UNH grad student receives funding to research forest regeneration

Friday, September 25, 2020

If you were to investigate ways to support forest health, where would you look? The trees? Animals? Soil?

For Ben Borgmann-Winter, a wildlife ecology masters student in UNH’s natural resources and the environment program, the answer is fungi. His research builds on the work of assistant professor of natural resources Rebecca Rowe to investigate how animals impact forest regeneration. Specifically, he studies mycorrhizal fungi, which are a type of fungi that form symbiotic relationships with trees. In this trade-off, fungi give water and nutrients to trees in exchange for sugar.

Basically, more mycorrhizal fungi translates to healthier trees and, ultimately, healthier forests.

So how do these fungi find their trees? While it is generally understood that mycorrhizal fungi disperse via wind, recent research in Rowe’s lab has found that small mammals such as chipmunks can play an important role in spreading fungi, too.

The focus of Borgmann-Winter’s studies is on these small mammals as consumers and dispersers of mycorrhizal fungi.

Ben Borgmann-Winter
 Borgmann-Winter with Chipmunk.

“Ben’s research not only provides important basic insights into a key set of ecosystem functions, it will also help understand how forest practices can be improved to better protect and enhance the small mammal-mycorrhizal-tree seedling feedback,” says Mark Ducey, natural resources department chair.

This summer, with the help of a Summer Teaching Assistant Fellowship (STAF), an award given by the UNH graduate school to students who have served as teaching assistants and have performed exceptionally well both as TAs and students, Borgmann-Winter has been performing his field work at Dartmouth University’s Second College Grant in northern New Hampshire.  

“My work, like the work of most folks studying ecology, is the study of systems and interconnectednesss,” says Borgmann-Winter. “I think there is an unfortunate lack of appreciation in our country for the interconnectedness of entire systems—be those human systems, natural systems, or some hybrid of the two. In this very moment as a nation, many of us are grappling with the fact that what we do affects others, who in turn impact other individuals that we will never meet. We are all part of a system, but it is hard to fathom just how interconnected we are.”

Borgmann-Winter’s research provides just the opportunity to consider interconnectedness right here in New Hampshire.

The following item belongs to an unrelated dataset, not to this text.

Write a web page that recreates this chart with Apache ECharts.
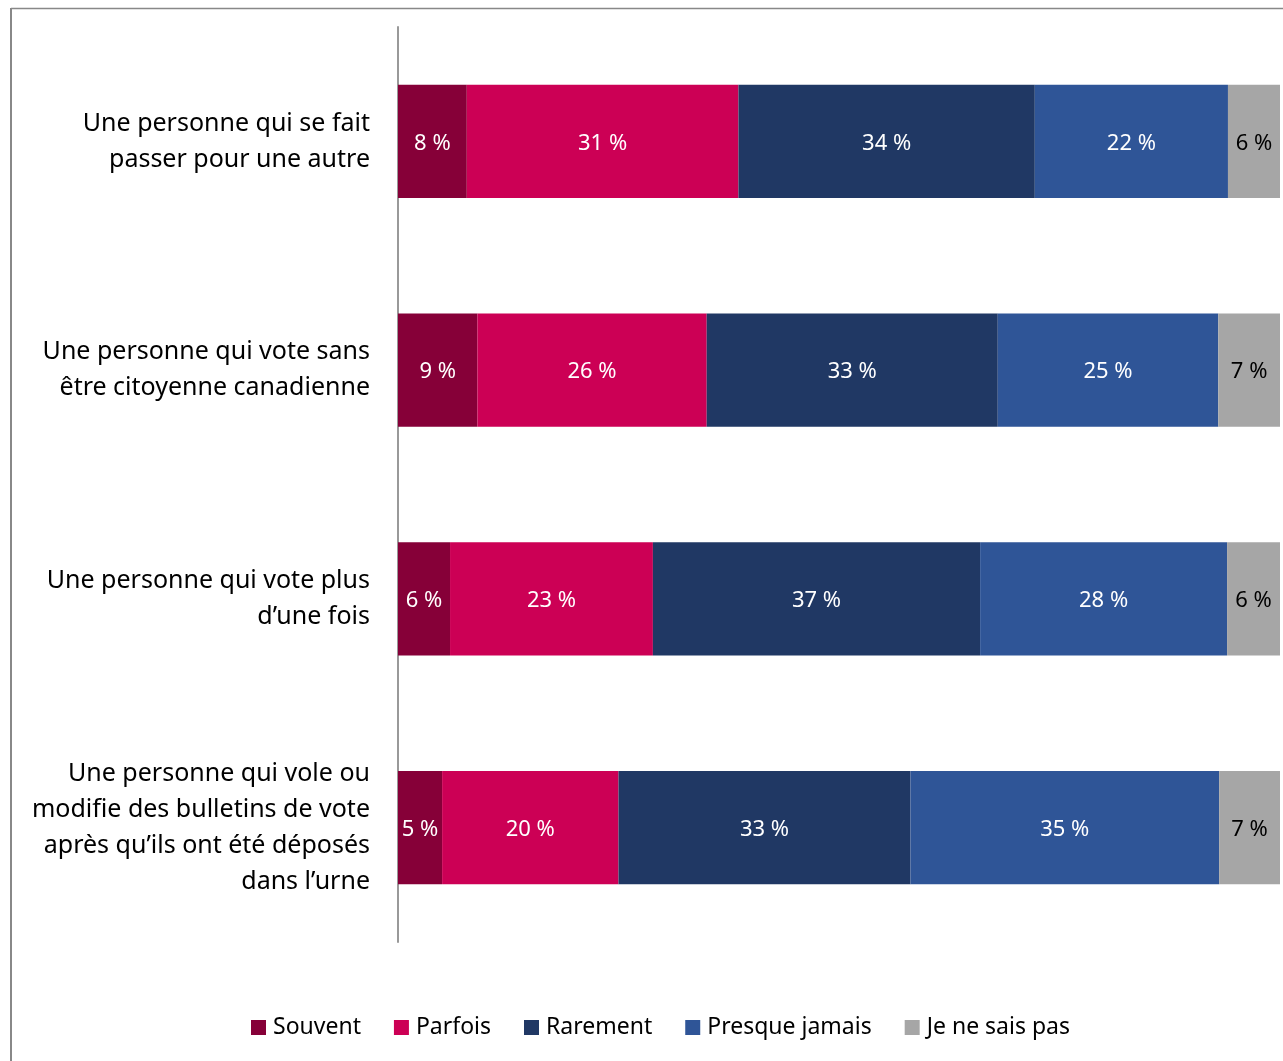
<!DOCTYPE html>
<html>
<head>
<meta charset="utf-8">
<script src="https://cdn.jsdelivr.net/npm/echarts@6/dist/echarts.min.js"></script>
<style>
html,body{margin:0;padding:0;background:#fff;}
#chart{width:1283px;height:1061px;}
</style>
</head>
<body>
<div id="chart"></div>
<script>
var categories = [
  "Une personne qui se fait\npasser pour une autre",
  "Une personne qui vote sans\nêtre citoyenne canadienne",
  "Une personne qui vote plus\nd’une fois",
  "Une personne qui vole ou\nmodifie des bulletins de vote\naprès qu’ils ont été déposés\ndans l’urne"
];
var seriesNames = ["Souvent", "Parfois", "Rarement", "Presque jamais", "Je ne sais pas"];
var souvent = [7.8, 9.0, 5.9, 5.0];
var parfois = [30.8, 26.0, 23.0, 20.0];
var rarement = [33.6, 33.0, 37.1, 33.1];
var presqueJamais = [21.9, 25.0, 28.0, 35.0];
var neSaisPas = [5.9, 7.0, 6.0, 6.9];
var colors = ["#860038", "#CC0055", "#203864", "#2F5597", "#A6A6A6"];
var labelColors = ["#ffffff", "#ffffff", "#ffffff", "#ffffff", "#000000"];

var allData = [souvent, parfois, rarement, presqueJamais, neSaisPas];
var FONT = "Noto Sans";

var series = seriesNames.map(function (name, i) {
  return {
    name: name,
    type: "bar",
    stack: "total",
    barWidth: "49.5%",
    data: allData[i],
    itemStyle: { color: colors[i] },
    label: {
      show: true,
      position: "inside",
      offset: [0, 2],
      color: labelColors[i],
      fontFamily: FONT,
      fontSize: 22,
      formatter: function (p) { return Math.round(p.value) + " %"; }
    }
  };
});

var chart = echarts.init(document.getElementById("chart"), null, { renderer: "canvas" });
chart.setOption({
  animation: false,
  backgroundColor: "#ffffff",
  textStyle: { fontFamily: FONT },
  graphic: [
    { type: "line", shape: { x1: 11, y1: 8.5, x2: 1290, y2: 8.5 }, style: { stroke: "#888888", lineWidth: 1.5 } },
    { type: "line", shape: { x1: 11, y1: 8, x2: 11, y2: 1070 }, style: { stroke: "#888888", lineWidth: 2 } }
  ],
  grid: { left: 398, right: 3, top: 27, bottom: 1061 - 942, containLabel: false },
  xAxis: {
    type: "value",
    min: 0,
    max: 100,
    show: false
  },
  yAxis: {
    type: "category",
    inverse: true,
    data: categories,
    axisLine: { show: true, lineStyle: { color: "#999999", width: 2 } },
    axisTick: { show: false },
    axisLabel: {
      margin: 28,
      color: "#000000",
      fontFamily: FONT,
      fontSize: 25,
      lineHeight: 36,
      align: "right"
    }
  },
  legend: {
    bottom: 17,
    left: 246,
    itemWidth: 15,
    itemHeight: 15,
    itemGap: 33,
    icon: "rect",
    textStyle: { fontFamily: FONT, fontSize: 23, color: "#000000", padding: [0, 0, 0, 2] },
    data: seriesNames
  },
  series: series
});
</script>
</body>
</html>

And while the specifics of his research are not exactly human, he finds stark parallels and insights to our current moment:

“The pandemic has laid bare the fact that we, as a society, struggle to think about systems and the downstream impacts of actions. I think ecologists have a special responsibility to continue to uncover and share the amazing interconnectedness of our world so that we can become more accustomed to systems thinking in general. We face a global health crisis, we face a climate crisis, we face a race crisis (all of which are connected, by the way). Just solutions to these crises will require systems thinking at an immense scale.”